Innocence is definitely an opera for the age of surtitles: an aspect of Saariaho’s fresco plan was that the opera should be multilingual, creating a multiplicity of voices. Oksanen wrote the libretto in Finnish; Barrière then translated swathes of it into eight other languages, reflecting the mother tongues of the 13 characters. It is set in Helsinki, where the son of a Finnish-French family is marrying a Romanian woman – these characters are all played by opera singers, as is the Czech waitress. The shooting took place in an international school, and the surviving students – played by musical actors, speaking sometimes in rhythm, sometimes freely – relive their memories in their own languages: Spanish, German, Portuguese. Their teacher picks over the events in English. The music for each has been shaped by Saariaho’s characteristically meticulous study of the individual rhythms of their languages.

Most strikingly, the teenage daughter of the waitress lingers as a kind of benign ghost, and her music has a heartstopping, otherworldly beauty. Saariaho’s music for this character, played by the Finnish folk artist Vilma Jää, incorporates the traditional techniques of Finnish cowherding music, high and reedy yet crystalline. “This kind of singing is from the region where Kaija’s family comes from,” says Barrière. “It’s something associated very strongly with childhood.”

With both his parents being composers, Barrière spent his own childhood rejecting the idea of being a professional musician, before coming back to music via words. He has been working with his mother on and off since his teens, when Saariaho was composing a small piece for his younger sister’s choir and asked him to write the text. Next month, the BBC Singers will give the premiere of the work they created together immediately after Innocence, a “science-fiction madrigal” called Reconnaissance, for which he challenged his mother to write about the colonisation of Mars – no more 12th-century troubadours here.

“There’s a rocket-launch countdown, whose main purpose was to see how Kaija Saariaho would write a rocket-launch countdown,” he laughs. “But immediately after that I offered to set a small bit of dialogue from Tarkovsky’s film Solaris, which is one of her favourites. She knows that for each moment where she’s pushed out of her comfort zone, there’s going to be something like a doormat saying ‘Welcome’ on it.”

Mälkki, too, has long been a favoured collaborator for Saariaho, who brought her on board for Innocence towards the start of the writing process. “That meant I saw the libretto quite early on.

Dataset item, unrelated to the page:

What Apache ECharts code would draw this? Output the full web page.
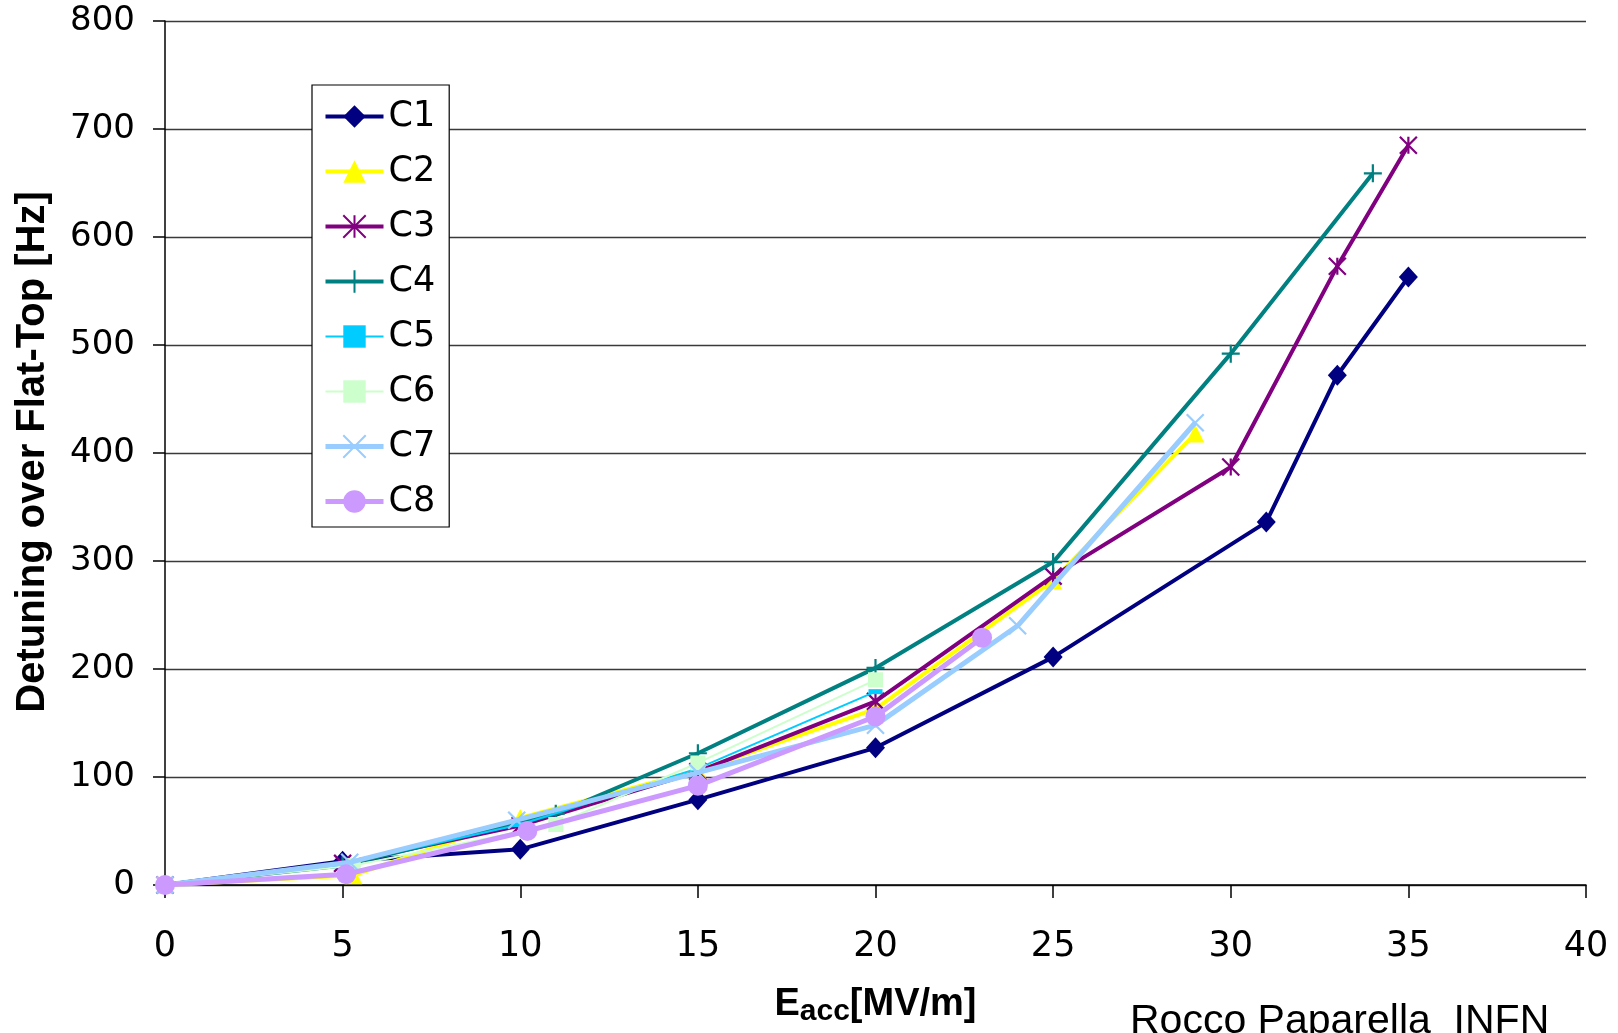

The fascination in opera for me is seeing how composers choose which moments pass quickly and which are the key sentences that need to be given a lot of time. Seeing this happen was absolutely extraordinary. And I think there is something in the directness of Sofi’s text that has made Kaija write her music differently – she has not only been inspired by it, she’s been fuelled by it. She has created a universe for each of the characters, and has really put herself in the skin of each of them.”

It’s not been an easy process, and Innocence is not an easy opera to watch. In Saariaho and Barrière’s original conception of the work, the shooter is never seen. In Simon Stone’s production we do glimpse him, briefly, along with evidence of the carnage he creates. Barrière wouldn’t have staged it that way himself, he implies, but he upholds Stone’s right as director to do things his way, and applauds the efficiency and effectiveness of his storytelling.

“It’s devastating, for sure,” says Mälkki – but the words she uses when talking about the “beautiful, wise” libretto and the richness and luminosity of the music make it clear that, for her, Innocence’s power exists on many levels. “It’s traumatic but there is something cathartic about it. It opens lots of doors and windows for understanding. I hope that even people who are not used to opera will come and see this, because it’s really music in theatre and theatre in music. It confronts us with our own expectations and fears and opinions. And that’s what art is supposed to do.”